- [EXERCISE REQUIREMENTS] Collect all lines from the listing that include the string "matplotlib".

- [DATA BLOCK]
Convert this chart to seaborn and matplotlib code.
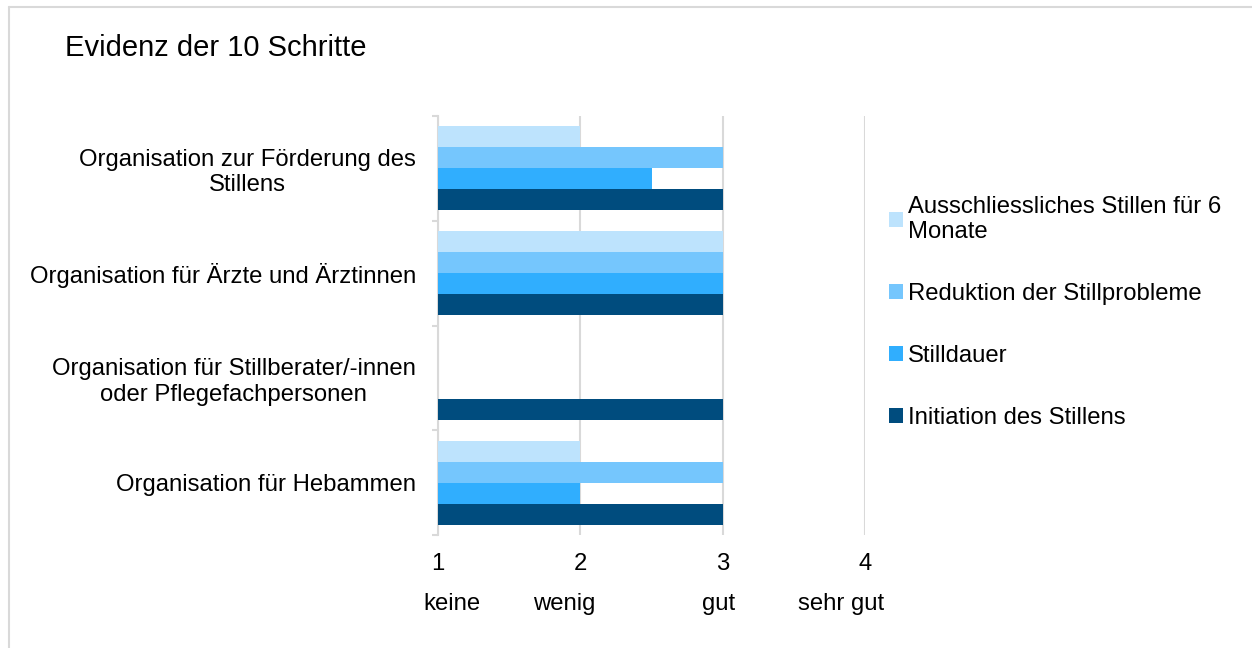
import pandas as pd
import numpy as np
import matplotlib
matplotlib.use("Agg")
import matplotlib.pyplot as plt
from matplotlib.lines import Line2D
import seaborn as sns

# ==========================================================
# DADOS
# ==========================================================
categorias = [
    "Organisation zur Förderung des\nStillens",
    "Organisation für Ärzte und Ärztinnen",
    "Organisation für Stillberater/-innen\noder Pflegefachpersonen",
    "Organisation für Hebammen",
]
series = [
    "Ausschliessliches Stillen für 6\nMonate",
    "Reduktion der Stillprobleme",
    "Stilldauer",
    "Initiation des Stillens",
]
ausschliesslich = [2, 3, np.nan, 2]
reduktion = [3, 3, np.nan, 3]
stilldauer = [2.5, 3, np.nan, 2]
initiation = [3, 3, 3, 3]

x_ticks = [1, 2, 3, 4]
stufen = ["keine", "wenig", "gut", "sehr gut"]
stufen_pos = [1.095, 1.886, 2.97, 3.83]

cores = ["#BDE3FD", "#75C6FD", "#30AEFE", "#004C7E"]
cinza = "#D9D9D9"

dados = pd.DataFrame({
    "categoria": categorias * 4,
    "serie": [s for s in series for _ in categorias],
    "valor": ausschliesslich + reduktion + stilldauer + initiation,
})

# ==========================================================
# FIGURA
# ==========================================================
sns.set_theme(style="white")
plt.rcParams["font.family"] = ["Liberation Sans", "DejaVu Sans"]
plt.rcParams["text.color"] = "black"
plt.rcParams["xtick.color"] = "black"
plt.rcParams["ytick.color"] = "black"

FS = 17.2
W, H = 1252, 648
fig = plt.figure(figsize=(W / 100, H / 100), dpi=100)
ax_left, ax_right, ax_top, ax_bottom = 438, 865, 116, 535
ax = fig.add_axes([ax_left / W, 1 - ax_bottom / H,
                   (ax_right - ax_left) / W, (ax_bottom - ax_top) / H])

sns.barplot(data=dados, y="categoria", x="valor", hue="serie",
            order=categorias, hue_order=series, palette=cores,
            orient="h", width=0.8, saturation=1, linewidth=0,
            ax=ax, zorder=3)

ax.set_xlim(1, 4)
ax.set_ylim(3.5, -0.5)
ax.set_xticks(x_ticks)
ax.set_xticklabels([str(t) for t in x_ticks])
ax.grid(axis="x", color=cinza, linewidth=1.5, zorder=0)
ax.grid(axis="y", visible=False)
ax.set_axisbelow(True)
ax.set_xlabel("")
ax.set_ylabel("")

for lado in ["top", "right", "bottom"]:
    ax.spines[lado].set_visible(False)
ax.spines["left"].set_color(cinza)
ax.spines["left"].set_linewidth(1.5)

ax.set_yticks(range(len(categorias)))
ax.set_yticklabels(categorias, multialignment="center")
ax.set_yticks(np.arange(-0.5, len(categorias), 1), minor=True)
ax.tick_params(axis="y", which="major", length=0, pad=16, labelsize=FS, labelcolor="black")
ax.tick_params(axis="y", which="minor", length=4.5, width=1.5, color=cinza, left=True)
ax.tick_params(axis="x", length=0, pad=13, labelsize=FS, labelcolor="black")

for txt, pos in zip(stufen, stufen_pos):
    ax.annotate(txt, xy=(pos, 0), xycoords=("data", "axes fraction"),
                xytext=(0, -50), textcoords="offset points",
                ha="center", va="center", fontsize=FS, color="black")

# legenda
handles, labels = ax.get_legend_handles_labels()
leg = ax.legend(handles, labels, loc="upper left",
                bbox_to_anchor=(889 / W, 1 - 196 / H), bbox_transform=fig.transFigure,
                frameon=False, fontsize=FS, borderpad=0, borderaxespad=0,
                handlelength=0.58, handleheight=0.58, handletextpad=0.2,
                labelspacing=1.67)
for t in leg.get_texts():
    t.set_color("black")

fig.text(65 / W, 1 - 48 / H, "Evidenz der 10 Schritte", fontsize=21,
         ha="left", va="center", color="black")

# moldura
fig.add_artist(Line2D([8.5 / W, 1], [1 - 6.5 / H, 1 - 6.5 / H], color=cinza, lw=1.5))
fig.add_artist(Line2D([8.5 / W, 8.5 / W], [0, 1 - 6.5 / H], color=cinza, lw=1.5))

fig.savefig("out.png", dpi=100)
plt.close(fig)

- [SOLUTION TO THE EXERCISE]
Convert this chart to seaborn and matplotlib code.
import matplotlib
matplotlib.use("Agg")
import matplotlib.pyplot as plt
from matplotlib.lines import Line2D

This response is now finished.